Making a Difference in Your Organization
Organizations don't transform through top-down mandates or company-wide initiatives. They change when individuals at every level decide to operate differently and influence the culture around them. This means you don't need to wait for permission or promotion to make a significant impact.
Start by changing how you talk about your organization, both internally and externally. If people around you complain about company culture or express cynicism about management decisions, actively counter this negativity. This isn't about blind loyalty; it's about creating the environment you want to work in. Negative conversations are contagious and self-fulfilling, but so are positive ones. When you consistently speak about your organization's potential rather than its problems, you begin to shift the collective mindset toward possibility rather than limitation.
The most effective way to improve your organization is to identify one area where you can create disproportionate impact and then exceed all expectations in that domain. This might be a specific client relationship, a particular type of project, or an internal process that affects everyone's work. Rather than trying to improve everything incrementally, concentrate your efforts on achieving breakthrough results in one carefully chosen area. Success in this domain will create a ripple effect that influences other parts of the organization and establishes you as someone who can deliver exceptional results.
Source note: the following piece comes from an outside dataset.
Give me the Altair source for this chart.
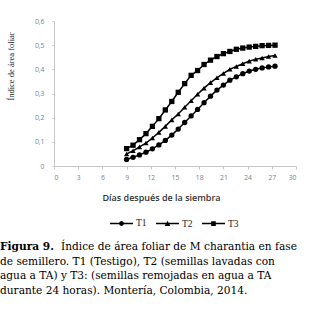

Junior employees often have more power to drive change than they realize because they're not constrained by the same political considerations that limit senior managers. If you're early in your career, use this freedom strategically. Set aside resources for experimental projects that demonstrate new possibilities. Partner with creative teams to develop work that showcases what your organization could achieve under different circumstances. Even if these projects never see full implementation, they serve as proof of concept for future opportunities and position you as someone who thinks beyond immediate requirements. The key is taking calculated risks that could accelerate both your career and your organization's creative ambitions.
Summary
Excellence isn't a destination you reach through accumulated skill and experience; it's a direction you choose based on how much you're willing to want something that doesn't yet exist. The fundamental insight that separates extraordinary careers from ordinary ones is that your current limitations matter far less than your future ambitions, and your willingness to act on those ambitions despite having no guarantee of success.
This philosophy requires abandoning the safety of conventional wisdom and embracing the productive discomfort of constant growth. It means seeking criticism instead of praise, claiming responsibility instead of assigning blame, and choosing possibility over certainty at every decision point. These principles don't just apply to creative industries; they represent a framework for approaching any field where breakthrough performance requires thinking and acting differently from your competition. The ultimate measure of your professional life won't be how good you were relative to others, but how close you came to realizing your own vision of what you could become.